--- START Data ---
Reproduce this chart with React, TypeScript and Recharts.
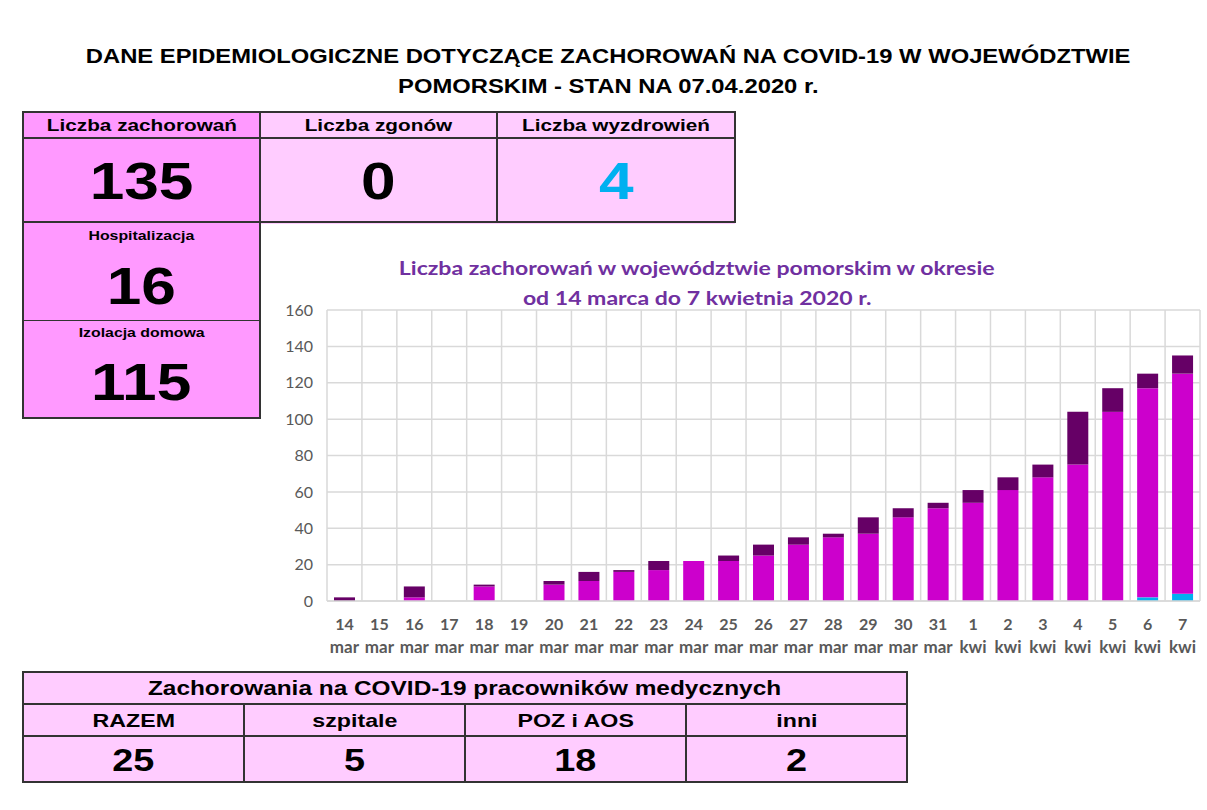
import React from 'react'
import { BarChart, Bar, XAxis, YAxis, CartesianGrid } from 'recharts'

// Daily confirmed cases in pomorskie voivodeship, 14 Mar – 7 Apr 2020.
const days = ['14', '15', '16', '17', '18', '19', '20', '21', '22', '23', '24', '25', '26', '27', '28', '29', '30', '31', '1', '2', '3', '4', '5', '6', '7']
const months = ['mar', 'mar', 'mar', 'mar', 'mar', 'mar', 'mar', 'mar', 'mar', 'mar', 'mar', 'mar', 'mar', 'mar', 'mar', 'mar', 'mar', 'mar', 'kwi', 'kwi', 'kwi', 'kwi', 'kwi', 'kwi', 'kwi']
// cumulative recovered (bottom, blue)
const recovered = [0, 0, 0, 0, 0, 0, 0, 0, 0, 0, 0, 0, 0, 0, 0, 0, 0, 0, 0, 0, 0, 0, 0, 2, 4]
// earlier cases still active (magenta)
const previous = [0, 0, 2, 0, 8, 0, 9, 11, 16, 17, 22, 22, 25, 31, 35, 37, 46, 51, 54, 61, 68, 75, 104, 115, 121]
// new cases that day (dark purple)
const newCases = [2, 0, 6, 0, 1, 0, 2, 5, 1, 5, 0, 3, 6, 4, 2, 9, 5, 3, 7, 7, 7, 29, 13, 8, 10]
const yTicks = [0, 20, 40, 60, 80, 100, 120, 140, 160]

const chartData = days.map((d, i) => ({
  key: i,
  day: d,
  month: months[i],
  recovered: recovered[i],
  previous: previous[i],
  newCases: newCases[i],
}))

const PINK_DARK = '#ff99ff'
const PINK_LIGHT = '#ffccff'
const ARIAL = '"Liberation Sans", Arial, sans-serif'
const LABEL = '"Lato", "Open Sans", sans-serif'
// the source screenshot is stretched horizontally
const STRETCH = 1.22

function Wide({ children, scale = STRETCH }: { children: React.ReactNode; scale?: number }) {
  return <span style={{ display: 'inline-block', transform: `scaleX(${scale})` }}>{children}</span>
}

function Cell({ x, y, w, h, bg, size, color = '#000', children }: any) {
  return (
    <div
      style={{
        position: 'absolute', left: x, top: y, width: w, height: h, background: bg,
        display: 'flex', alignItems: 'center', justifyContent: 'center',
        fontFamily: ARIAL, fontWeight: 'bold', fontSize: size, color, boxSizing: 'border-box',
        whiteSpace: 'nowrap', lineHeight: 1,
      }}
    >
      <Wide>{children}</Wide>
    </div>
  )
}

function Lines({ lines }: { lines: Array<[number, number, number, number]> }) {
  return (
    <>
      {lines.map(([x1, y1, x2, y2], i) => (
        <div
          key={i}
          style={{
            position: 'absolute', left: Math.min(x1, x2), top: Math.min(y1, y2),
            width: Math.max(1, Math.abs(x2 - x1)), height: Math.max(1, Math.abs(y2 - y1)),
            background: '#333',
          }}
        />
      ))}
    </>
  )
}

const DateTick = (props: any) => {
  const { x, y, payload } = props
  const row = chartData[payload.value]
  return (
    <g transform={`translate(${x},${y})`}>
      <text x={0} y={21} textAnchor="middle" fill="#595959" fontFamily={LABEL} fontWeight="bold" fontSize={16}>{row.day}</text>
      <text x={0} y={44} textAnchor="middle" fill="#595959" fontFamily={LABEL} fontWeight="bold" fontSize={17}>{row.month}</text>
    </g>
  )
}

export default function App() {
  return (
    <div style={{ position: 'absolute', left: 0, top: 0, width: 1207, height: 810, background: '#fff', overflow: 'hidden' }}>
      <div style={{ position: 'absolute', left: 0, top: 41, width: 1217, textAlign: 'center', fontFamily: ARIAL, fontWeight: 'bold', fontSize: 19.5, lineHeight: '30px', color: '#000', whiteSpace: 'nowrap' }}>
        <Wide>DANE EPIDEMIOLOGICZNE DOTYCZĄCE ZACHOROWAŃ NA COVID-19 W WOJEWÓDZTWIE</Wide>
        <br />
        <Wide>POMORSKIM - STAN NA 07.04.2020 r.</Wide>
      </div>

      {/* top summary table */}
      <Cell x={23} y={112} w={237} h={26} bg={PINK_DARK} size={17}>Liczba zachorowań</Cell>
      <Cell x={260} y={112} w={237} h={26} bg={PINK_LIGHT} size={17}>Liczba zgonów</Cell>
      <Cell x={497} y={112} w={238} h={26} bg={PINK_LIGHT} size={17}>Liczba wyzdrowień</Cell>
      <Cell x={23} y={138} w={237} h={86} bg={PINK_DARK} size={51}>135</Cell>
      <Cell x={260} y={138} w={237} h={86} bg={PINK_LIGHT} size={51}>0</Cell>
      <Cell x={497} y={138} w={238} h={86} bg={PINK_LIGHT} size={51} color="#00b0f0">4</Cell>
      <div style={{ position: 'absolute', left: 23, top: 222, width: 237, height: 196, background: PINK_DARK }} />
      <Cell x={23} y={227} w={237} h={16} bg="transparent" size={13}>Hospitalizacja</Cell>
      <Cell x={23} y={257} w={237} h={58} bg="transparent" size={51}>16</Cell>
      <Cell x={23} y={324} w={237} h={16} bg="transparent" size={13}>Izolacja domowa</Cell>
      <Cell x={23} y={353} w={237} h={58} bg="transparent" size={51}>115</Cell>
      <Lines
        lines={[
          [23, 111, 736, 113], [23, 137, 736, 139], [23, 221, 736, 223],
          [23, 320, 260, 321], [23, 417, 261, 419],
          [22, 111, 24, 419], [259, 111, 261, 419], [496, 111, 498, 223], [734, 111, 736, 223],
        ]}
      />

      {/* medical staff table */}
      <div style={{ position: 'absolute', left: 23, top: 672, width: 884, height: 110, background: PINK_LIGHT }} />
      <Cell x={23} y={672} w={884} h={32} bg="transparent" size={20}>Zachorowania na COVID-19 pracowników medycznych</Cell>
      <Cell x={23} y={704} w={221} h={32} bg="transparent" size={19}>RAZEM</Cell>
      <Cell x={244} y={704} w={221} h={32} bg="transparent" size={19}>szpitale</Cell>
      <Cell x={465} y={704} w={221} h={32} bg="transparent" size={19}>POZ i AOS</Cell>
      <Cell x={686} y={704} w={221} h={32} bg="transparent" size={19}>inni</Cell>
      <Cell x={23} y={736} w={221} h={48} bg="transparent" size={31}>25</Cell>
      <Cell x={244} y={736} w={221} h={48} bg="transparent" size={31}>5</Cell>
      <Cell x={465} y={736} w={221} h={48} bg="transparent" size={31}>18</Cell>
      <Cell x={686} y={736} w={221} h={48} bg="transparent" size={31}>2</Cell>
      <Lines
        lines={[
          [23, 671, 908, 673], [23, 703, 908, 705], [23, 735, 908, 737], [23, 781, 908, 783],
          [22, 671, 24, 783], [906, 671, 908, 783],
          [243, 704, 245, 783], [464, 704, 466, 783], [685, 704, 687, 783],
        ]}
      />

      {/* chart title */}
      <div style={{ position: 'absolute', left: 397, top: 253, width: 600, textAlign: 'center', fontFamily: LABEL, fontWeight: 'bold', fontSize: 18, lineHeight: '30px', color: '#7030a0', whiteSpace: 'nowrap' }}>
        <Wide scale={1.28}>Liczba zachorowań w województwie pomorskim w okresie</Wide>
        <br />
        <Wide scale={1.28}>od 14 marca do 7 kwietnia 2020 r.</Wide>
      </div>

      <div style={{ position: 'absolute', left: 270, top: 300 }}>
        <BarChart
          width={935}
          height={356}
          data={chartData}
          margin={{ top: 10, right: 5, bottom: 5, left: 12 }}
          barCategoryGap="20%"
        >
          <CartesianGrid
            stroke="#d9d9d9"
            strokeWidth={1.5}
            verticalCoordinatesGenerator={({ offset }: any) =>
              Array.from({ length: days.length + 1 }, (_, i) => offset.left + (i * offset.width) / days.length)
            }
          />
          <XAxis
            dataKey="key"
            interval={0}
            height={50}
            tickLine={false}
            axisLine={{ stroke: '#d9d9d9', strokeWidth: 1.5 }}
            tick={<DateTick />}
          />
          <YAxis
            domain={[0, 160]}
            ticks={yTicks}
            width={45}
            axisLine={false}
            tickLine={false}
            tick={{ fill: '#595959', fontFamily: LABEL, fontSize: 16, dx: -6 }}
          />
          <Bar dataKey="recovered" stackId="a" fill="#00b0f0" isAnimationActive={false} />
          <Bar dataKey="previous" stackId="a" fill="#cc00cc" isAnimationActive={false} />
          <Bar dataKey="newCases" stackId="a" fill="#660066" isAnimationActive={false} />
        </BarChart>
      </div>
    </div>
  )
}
--- END Data ---
**To do:**
Return only the lines from the start of the data through the line that contains "XAxis, YAxis, CartesianGrid", please, copying them exactly and omitting all pictures.

**Result of this exercise:**
Reproduce this chart with React, TypeScript and Recharts.
import React from 'react'
import { BarChart, Bar, XAxis, YAxis, CartesianGrid } from 'recharts'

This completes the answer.